Recorded data →

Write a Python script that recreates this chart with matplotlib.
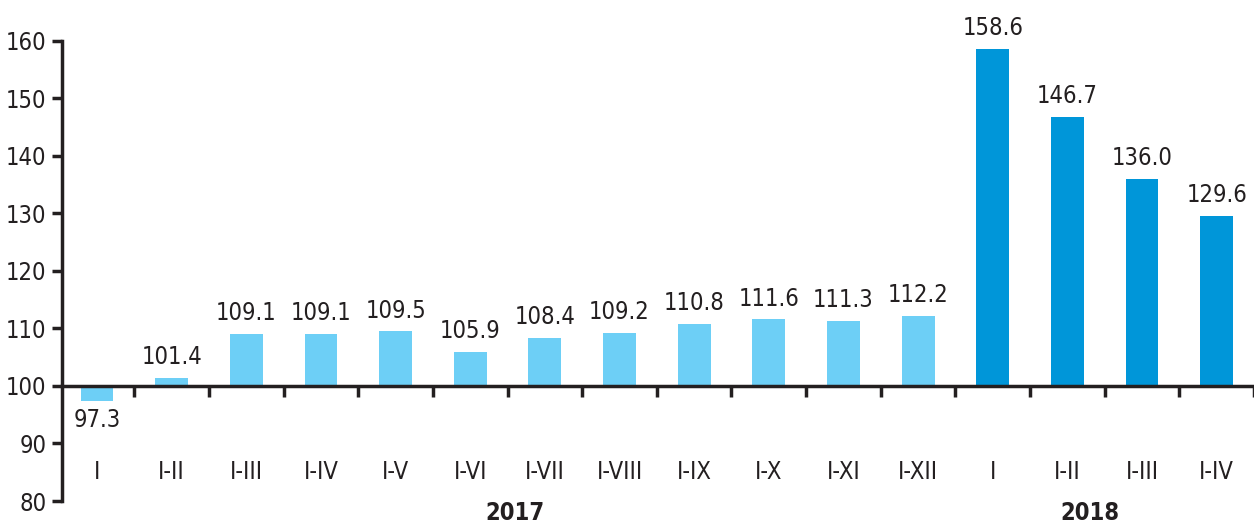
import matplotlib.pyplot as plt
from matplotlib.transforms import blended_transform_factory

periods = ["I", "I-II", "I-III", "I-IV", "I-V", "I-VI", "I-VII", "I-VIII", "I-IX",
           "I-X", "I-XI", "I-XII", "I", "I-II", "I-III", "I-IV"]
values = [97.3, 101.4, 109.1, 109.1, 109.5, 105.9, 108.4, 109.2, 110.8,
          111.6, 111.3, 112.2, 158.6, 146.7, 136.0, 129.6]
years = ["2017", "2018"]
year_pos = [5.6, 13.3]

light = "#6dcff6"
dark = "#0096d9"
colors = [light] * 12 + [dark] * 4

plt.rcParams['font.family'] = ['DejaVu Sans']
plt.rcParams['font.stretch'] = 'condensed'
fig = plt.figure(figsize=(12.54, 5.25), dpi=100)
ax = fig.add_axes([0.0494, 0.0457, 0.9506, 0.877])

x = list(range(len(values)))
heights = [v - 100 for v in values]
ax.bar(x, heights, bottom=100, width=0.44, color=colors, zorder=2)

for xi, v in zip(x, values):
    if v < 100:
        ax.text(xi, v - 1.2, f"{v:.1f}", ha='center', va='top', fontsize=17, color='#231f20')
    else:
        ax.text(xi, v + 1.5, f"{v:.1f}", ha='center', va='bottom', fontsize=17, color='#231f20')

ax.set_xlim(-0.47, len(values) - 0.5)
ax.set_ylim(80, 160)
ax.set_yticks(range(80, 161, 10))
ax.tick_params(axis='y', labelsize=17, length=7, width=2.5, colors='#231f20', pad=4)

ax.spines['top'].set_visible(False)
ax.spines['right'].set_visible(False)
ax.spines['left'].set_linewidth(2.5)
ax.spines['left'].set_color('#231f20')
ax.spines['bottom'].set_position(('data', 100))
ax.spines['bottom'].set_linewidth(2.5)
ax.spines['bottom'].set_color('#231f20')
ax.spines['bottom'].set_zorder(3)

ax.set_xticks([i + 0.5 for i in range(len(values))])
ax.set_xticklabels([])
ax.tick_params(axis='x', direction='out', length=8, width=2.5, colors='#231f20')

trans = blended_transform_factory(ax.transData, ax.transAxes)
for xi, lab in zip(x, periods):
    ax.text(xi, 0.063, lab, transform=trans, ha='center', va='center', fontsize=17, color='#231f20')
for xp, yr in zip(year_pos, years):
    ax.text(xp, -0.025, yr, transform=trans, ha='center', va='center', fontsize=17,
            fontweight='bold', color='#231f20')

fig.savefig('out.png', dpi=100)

Exercise task → The lines from the start of the data through the line that contains "fontweight='bold', color='#231f20')" are to be returned exactly, please, with both ends included and every picture left out.

Correct result →
Write a Python script that recreates this chart with matplotlib.
import matplotlib.pyplot as plt
from matplotlib.transforms import blended_transform_factory

periods = ["I", "I-II", "I-III", "I-IV", "I-V", "I-VI", "I-VII", "I-VIII", "I-IX",
           "I-X", "I-XI", "I-XII", "I", "I-II", "I-III", "I-IV"]
values = [97.3, 101.4, 109.1, 109.1, 109.5, 105.9, 108.4, 109.2, 110.8,
          111.6, 111.3, 112.2, 158.6, 146.7, 136.0, 129.6]
years = ["2017", "2018"]
year_pos = [5.6, 13.3]

light = "#6dcff6"
dark = "#0096d9"
colors = [light] * 12 + [dark] * 4

plt.rcParams['font.family'] = ['DejaVu Sans']
plt.rcParams['font.stretch'] = 'condensed'
fig = plt.figure(figsize=(12.54, 5.25), dpi=100)
ax = fig.add_axes([0.0494, 0.0457, 0.9506, 0.877])

x = list(range(len(values)))
heights = [v - 100 for v in values]
ax.bar(x, heights, bottom=100, width=0.44, color=colors, zorder=2)

for xi, v in zip(x, values):
    if v < 100:
        ax.text(xi, v - 1.2, f"{v:.1f}", ha='center', va='top', fontsize=17, color='#231f20')
    else:
        ax.text(xi, v + 1.5, f"{v:.1f}", ha='center', va='bottom', fontsize=17, color='#231f20')

ax.set_xlim(-0.47, len(values) - 0.5)
ax.set_ylim(80, 160)
ax.set_yticks(range(80, 161, 10))
ax.tick_params(axis='y', labelsize=17, length=7, width=2.5, colors='#231f20', pad=4)

ax.spines['top'].set_visible(False)
ax.spines['right'].set_visible(False)
ax.spines['left'].set_linewidth(2.5)
ax.spines['left'].set_color('#231f20')
ax.spines['bottom'].set_position(('data', 100))
ax.spines['bottom'].set_linewidth(2.5)
ax.spines['bottom'].set_color('#231f20')
ax.spines['bottom'].set_zorder(3)

ax.set_xticks([i + 0.5 for i in range(len(values))])
ax.set_xticklabels([])
ax.tick_params(axis='x', direction='out', length=8, width=2.5, colors='#231f20')

trans = blended_transform_factory(ax.transData, ax.transAxes)
for xi, lab in zip(x, periods):
    ax.text(xi, 0.063, lab, transform=trans, ha='center', va='center', fontsize=17, color='#231f20')
for xp, yr in zip(year_pos, years):
    ax.text(xp, -0.025, yr, transform=trans, ha='center', va='center', fontsize=17,
            fontweight='bold', color='#231f20')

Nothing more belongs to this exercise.